There is no such thing as love once and for ever. If I tell my wife I love her and am impatient with her; at that moment I don’t love her. If we say we have love and we never do anything kind to anybody, we are mislead - being unkind is being loveless. Every time we envy a person, we don’t grant her the privilege to have what she has and therefore don’t love her. Boasting and arrogance puts the focus and attention on ourselves and belittle the hearers, and so does rudeness hurt others. Irritability and resentfulness also focus on self and exalt ourselves above others. Love puts others first and every time we act selfishly, we resent others because they interfere with what we want for ourselves and therefore we don’t love them.

The statement that love does not rejoice with wrongdoing and rejoices with the truth is interesting. How often do we just sit by when somebody else gets humiliated or gossiped about and do nothing? How often do we say nothing when God is mocked and His name used in vain? How often do we see our brother sinning and we don’t correct him? Aren’t these examples of rejoicing in wrongdoing, i.e. approving it? If we love the Lord and our neighbour we’d like to see truth prevail and righteousness be done, won’t we? William Wilberforce gave his life fighting for the abolishment of the slave trade. He proved his love for the Lord for His righteousness and for the slaves.

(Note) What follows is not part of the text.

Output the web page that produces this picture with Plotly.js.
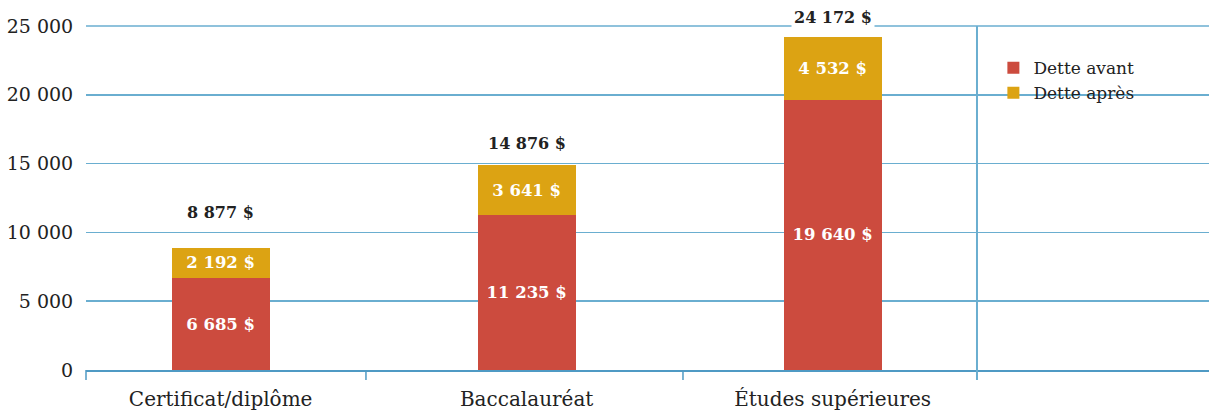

And then, if we look through the eyes of love at a sinner, our obstinate children, the drug addicts, tramps, the other races that we dislike so much, our horrible boss, our enemies and all those of whom Jesus has said: “Father forgive them for they don’t know what they do (Luke 23:34)”... Do we bear with them, i.e. cover their weaknesses, do we believe the best of them - looking for the good in them, do we have hope for them and do we endure with them until we see the change we’re praying and working for?

Satan is active and stirs people up against one another. People don’t know what they’re doing when they’re acting in their carnal nature. We need to choose to act in love – we will not feel it and it will not come by itself, but walking in the Holy Spirit, who is love and who resides in us, will make it possible.

Lord, I need to hear when you prompt me towards love and then do it.